* _Dataset content_

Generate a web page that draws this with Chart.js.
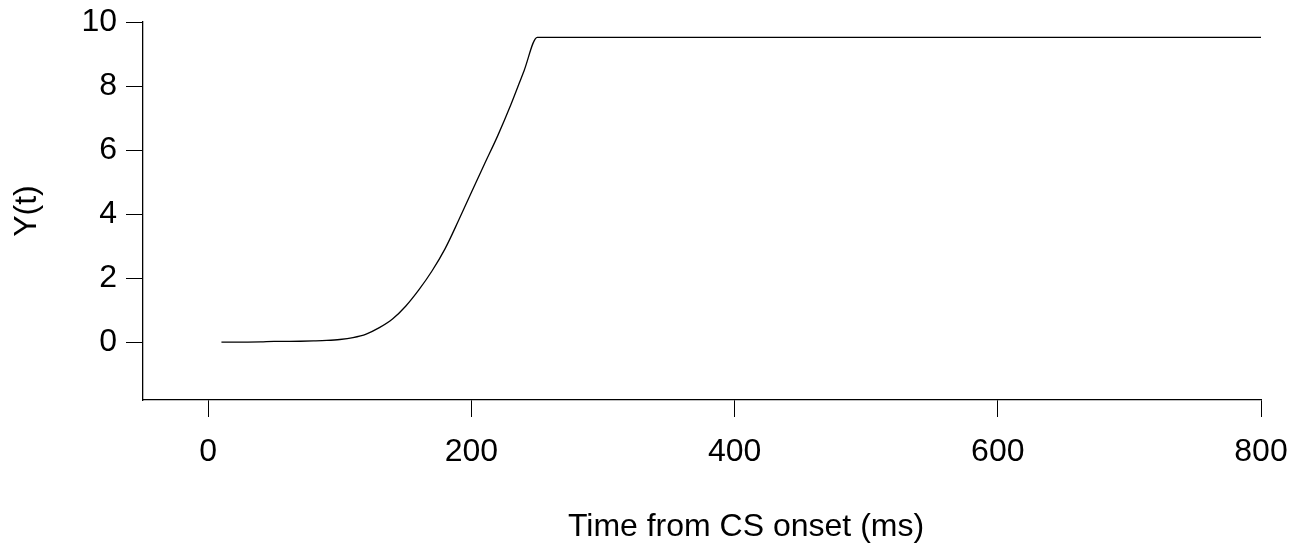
<!DOCTYPE html>
<html>
<head>
<meta charset="utf-8">
<script src="https://cdn.jsdelivr.net/npm/chart.js@4"></script>
<style>
  html, body { margin: 0; padding: 0; background: #fff; }
  #wrap { width: 1308px; height: 550px; }
</style>
</head>
<body>
<div id="wrap"><canvas id="responseChart" width="1308" height="550"></canvas></div>
<script>
// data
const timeMs = [10, 20, 30, 40, 50, 60, 70, 80, 90, 100, 110, 120, 130, 140, 150,
                160, 170, 180, 190, 200, 210, 220, 230, 240, 250, 800];
const yValues = [0, 0, 0, 0.005, 0.02, 0.02, 0.025, 0.035, 0.05, 0.08, 0.14, 0.25, 0.45, 0.72, 1.12,
                 1.63, 2.22, 2.92, 3.78, 4.68, 5.57, 6.45, 7.42, 8.48, 9.52, 9.52];
const xTicks = [0, 200, 400, 600, 800];
const yTicks = [0, 2, 4, 6, 8, 10];

const xTitle = 'Time from CS onset (ms)';
const yTitle = 'Y(t)';
const fontFamily = '"Liberation Sans", Helvetica, Arial, sans-serif';

// x title is a bit right of the plot centre in the original
const xTitlePlugin = {
  id: 'xTitle',
  afterDraw(chart) {
    const ctx = chart.ctx;
    const area = chart.chartArea;
    ctx.save();
    ctx.font = '32px ' + fontFamily;
    ctx.fillStyle = '#000';
    ctx.textAlign = 'center';
    ctx.textBaseline = 'middle';
    ctx.fillText(xTitle, (area.left + area.right) / 2 + 44, 527);
    ctx.restore();
  }
};

new Chart(document.getElementById('responseChart'), {
  type: 'line',
  data: {
    datasets: [{
      data: timeMs.map((t, i) => ({ x: t, y: yValues[i] })),
      borderColor: '#000',
      borderWidth: 1.3,
      pointRadius: 0,
      fill: false,
      cubicInterpolationMode: 'monotone'
    }]
  },
  options: {
    responsive: false,
    animation: false,
    layout: { padding: { left: 0, top: 22, right: 47, bottom: 0 } },
    plugins: {
      legend: { display: false },
      tooltip: { enabled: false }
    },
    scales: {
      x: {
        type: 'linear',
        min: -49.6,
        max: 800,
        afterBuildTicks: scale => { scale.ticks = xTicks.map(v => ({ value: v })); },
        afterFit: scale => { scale.height = 150; scale.paddingLeft = 0; scale.paddingRight = 0; },
        grid: { drawOnChartArea: false, drawTicks: true, tickLength: 17, color: '#000', lineWidth: 1 },
        border: { display: true, color: '#000', width: 1.3 },
        ticks: { color: '#000', padding: 16, maxRotation: 0, font: { size: 32, family: fontFamily } }
      },
      y: {
        min: -1.81,
        max: 10,
        afterBuildTicks: scale => { scale.ticks = yTicks.map(v => ({ value: v })); },
        afterFit: scale => { scale.width = 143; scale.paddingTop = 0; scale.paddingBottom = 0; },
        grid: { drawOnChartArea: false, drawTicks: true, tickLength: 17, color: '#000', lineWidth: 1 },
        border: { display: true, color: '#000', width: 1.3 },
        ticks: { color: '#000', padding: 9, font: { size: 32, family: fontFamily } },
        title: {
          display: true,
          text: yTitle,
          color: '#000',
          padding: { top: 8, bottom: 0 },
          font: { size: 32, family: fontFamily }
        }
      }
    }
  },
  plugins: [xTitlePlugin]
});
</script>
</body>
</html>
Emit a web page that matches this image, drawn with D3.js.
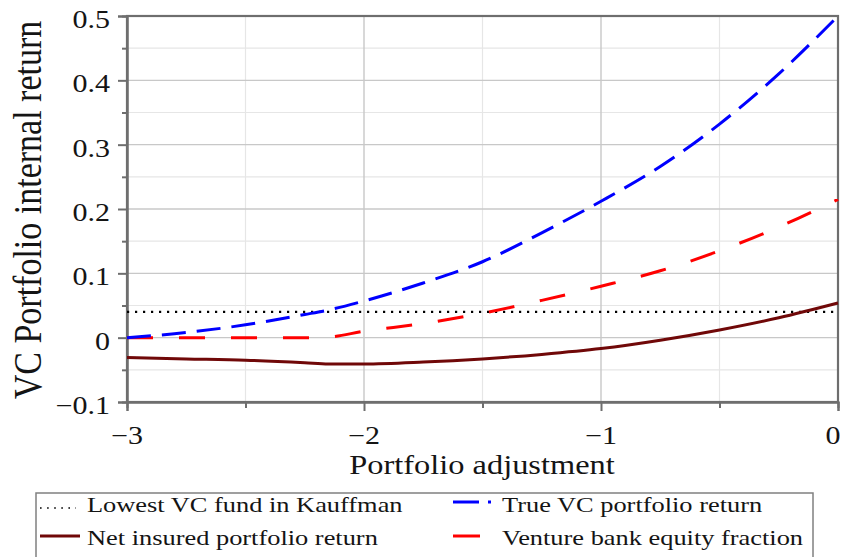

* _Aim of the task_
Please write out all of the material above without changing a word, and omit any pictures.

* _Solution to this task_
Generate a web page that draws this with Chart.js.
<!DOCTYPE html>
<html>
<head>
<meta charset="utf-8">
<script src="https://cdn.jsdelivr.net/npm/chart.js@4"></script>
<style>
  html, body { margin: 0; padding: 0; background: #fff; }
  #wrap { width: 1308px; height: 550px; }
</style>
</head>
<body>
<div id="wrap"><canvas id="responseChart" width="1308" height="550"></canvas></div>
<script>
// data
const timeMs = [10, 20, 30, 40, 50, 60, 70, 80, 90, 100, 110, 120, 130, 140, 150,
                160, 170, 180, 190, 200, 210, 220, 230, 240, 250, 800];
const yValues = [0, 0, 0, 0.005, 0.02, 0.02, 0.025, 0.035, 0.05, 0.08, 0.14, 0.25, 0.45, 0.72, 1.12,
                 1.63, 2.22, 2.92, 3.78, 4.68, 5.57, 6.45, 7.42, 8.48, 9.52, 9.52];
const xTicks = [0, 200, 400, 600, 800];
const yTicks = [0, 2, 4, 6, 8, 10];

const xTitle = 'Time from CS onset (ms)';
const yTitle = 'Y(t)';
const fontFamily = '"Liberation Sans", Helvetica, Arial, sans-serif';

// x title is a bit right of the plot centre in the original
const xTitlePlugin = {
  id: 'xTitle',
  afterDraw(chart) {
    const ctx = chart.ctx;
    const area = chart.chartArea;
    ctx.save();
    ctx.font = '32px ' + fontFamily;
    ctx.fillStyle = '#000';
    ctx.textAlign = 'center';
    ctx.textBaseline = 'middle';
    ctx.fillText(xTitle, (area.left + area.right) / 2 + 44, 527);
    ctx.restore();
  }
};

new Chart(document.getElementById('responseChart'), {
  type: 'line',
  data: {
    datasets: [{
      data: timeMs.map((t, i) => ({ x: t, y: yValues[i] })),
      borderColor: '#000',
      borderWidth: 1.3,
      pointRadius: 0,
      fill: false,
      cubicInterpolationMode: 'monotone'
    }]
  },
  options: {
    responsive: false,
    animation: false,
    layout: { padding: { left: 0, top: 22, right: 47, bottom: 0 } },
    plugins: {
      legend: { display: false },
      tooltip: { enabled: false }
    },
    scales: {
      x: {
        type: 'linear',
        min: -49.6,
        max: 800,
        afterBuildTicks: scale => { scale.ticks = xTicks.map(v => ({ value: v })); },
        afterFit: scale => { scale.height = 150; scale.paddingLeft = 0; scale.paddingRight = 0; },
        grid: { drawOnChartArea: false, drawTicks: true, tickLength: 17, color: '#000', lineWidth: 1 },
        border: { display: true, color: '#000', width: 1.3 },
        ticks: { color: '#000', padding: 16, maxRotation: 0, font: { size: 32, family: fontFamily } }
      },
      y: {
        min: -1.81,
        max: 10,
        afterBuildTicks: scale => { scale.ticks = yTicks.map(v => ({ value: v })); },
        afterFit: scale => { scale.width = 143; scale.paddingTop = 0; scale.paddingBottom = 0; },
        grid: { drawOnChartArea: false, drawTicks: true, tickLength: 17, color: '#000', lineWidth: 1 },
        border: { display: true, color: '#000', width: 1.3 },
        ticks: { color: '#000', padding: 9, font: { size: 32, family: fontFamily } },
        title: {
          display: true,
          text: yTitle,
          color: '#000',
          padding: { top: 8, bottom: 0 },
          font: { size: 32, family: fontFamily }
        }
      }
    }
  },
  plugins: [xTitlePlugin]
});
</script>
</body>
</html>
Emit a web page that matches this image, drawn with D3.js.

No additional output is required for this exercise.